Allan Balisi’s “Spacing Out” is the only show comprised completely of paintings to have been shortlisted for this year’s Ateneo Art Awards. That it holds its own among a show dominated by installation and mixed media works is a testament to the strength of his canvases. Although taken from actual photos of his parents’ younger days in Isabela, the cool colors that he uses to render the scenes imbue them with an otherworldly feel. Perhaps because Philippine landscapes and scenes are normally painted in warm tones of reds, oranges, and yellows, these feel particularly foreign and unreal. It is difficult to pinpoint exactly what in the paintings makes them so striking; that is perhaps the reason they hold your attention for so long.
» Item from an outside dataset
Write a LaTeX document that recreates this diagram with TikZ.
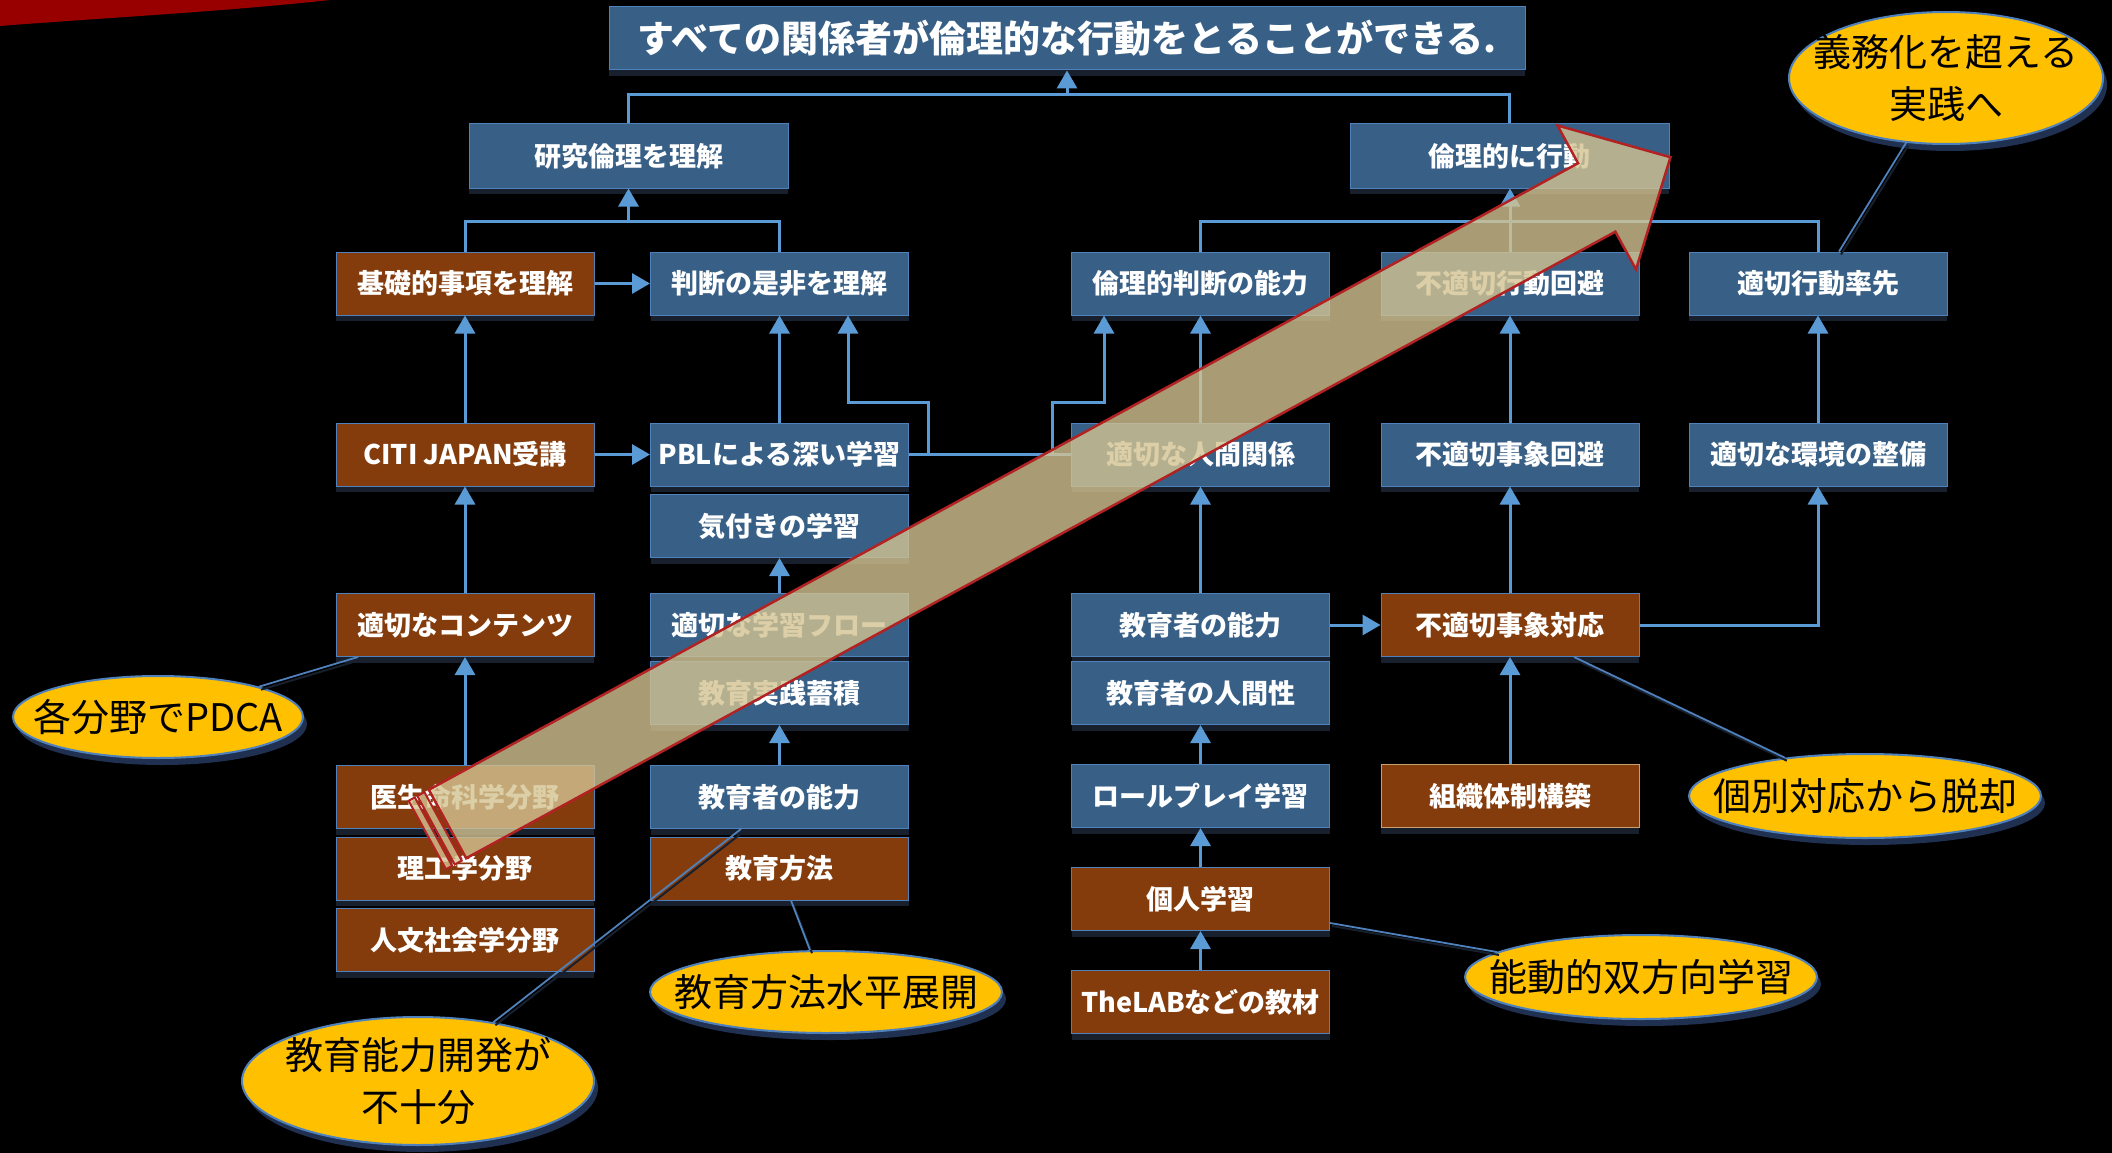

Pam Yan Santos draws from childhood photographs and memories to help her articulate the challenges now facing her as a mother. The relationships and rituals of childhood are revisited from the perspective of an adult looking back at those formative years and negotiating the way her son will be shaped by them. Characters in Santos’s canvases come through as ghosts from the past. By selectively coloring only some parts — a shirt here, a bib there — she seems to purposely remind us that this was from a time past, existing only as fleeting memory. It is the layering of serigraphy, collage, and painting that makes her works so intriguing. You find yourself wondering what the significance of the text is or might it just be filler for the background. Is there a reason she’s chosen to highlight some elements by coloring them?